NHS to postpone appointments to meet target of 1,000,000 jabs a day

The NHS will have to postpone some planned appointments to meet the target of giving every adult in England a booster jab by the end of the year.

Nursing leaders have expressed concern about the ‘scale and pace’ of the vaccine programme expansion, which aims to jab almost a million people every day.

Meanwhile, a charity has told the Government to ensure NHS cancer services are ‘prioritised and protected’.

The target for giving every adult a booster jab was brought forward by a month over fears of a ‘tidal wave of Omicron’ that could cause ‘very many deaths’.

In an address to the nation on Sunday evening, Boris Johnson said Britain ‘must urgently reinforce our wall of vaccine protection’ as he set the new deadline of jabbing everyone over 18 by the new year.
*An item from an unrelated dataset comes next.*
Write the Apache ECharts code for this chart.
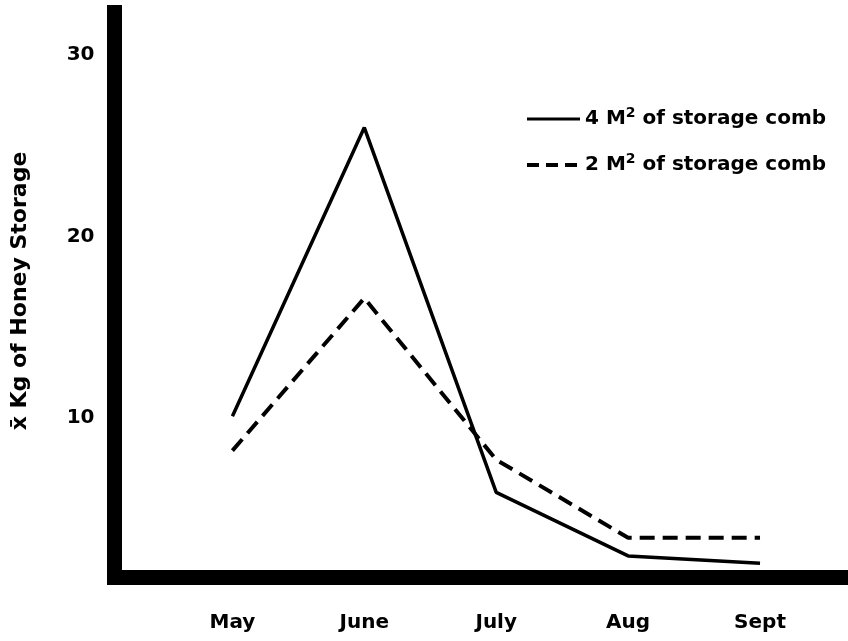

He said scientists had discovered that two doses of a vaccine is ‘simply not enough’ to prevent the spread of the new variant and that, without a lightning speed mass booster campaign, the NHS could be overwhelmed.

The mission to administer millions more jabs by December 31 will see 42 military planning teams deployed across every health region.

Extra vaccine sites will be opened and additional mobile units deployed, clinic opening hours are to be extended to allow people to be jabbed around the clock and at weekends, while thousands more vaccinators will be trained.

Mr Johnson said: ‘To hit the pace we need, we’ll need to match the NHS’s best vaccination day so far – and then beat that day after day.

‘This will require an extraordinary effort.

‘And as we focus on boosters and make this new target achievable, it will mean some other appointments will need to be postponed until the new year.

‘But if we don’t do this now, the wave of Omicron could be so big that cancellations and disruptions, like the loss of cancer appointments, would be even greater next year.’

The highest number of vaccinations reported in one day in the UK was 844,285 on March 20 2021 – equivalent to vaccinating the entire population of Liverpool in one day.

In a direct plea to GPs, doctors, nurses and others on the NHS front line, who he said had ‘worked incredibly hard’ throughout the pandemic, Mr Johnson said: ‘I must ask you to make another extraordinary effort now, so we can protect you, and your colleagues, and above all protect your patients from even greater pressures next year.’

NHS England said GP teams will be asked to ‘clinically prioritise their services to free up maximal capacity’ to support the Covid-19 vaccination programme, alongside delivering critical appointments such as cancer, urgent and emergency care.

It said this ‘might mean that for some people, routine appointments are postponed as part of the national mission to roll out boosters’.

Steven McIntosh, executive director of advocacy and communications at Macmillan Cancer Support, said everyone can play a role in reducing pressure on critical NHS care by getting vaccinated, getting a booster jab and following Covid guidelines.

He added: ‘However, the Government also must not fail to ensure NHS cancer services are prioritised and protected this winter to ensure that nobody faces long waits and disruption in vital cancer care.’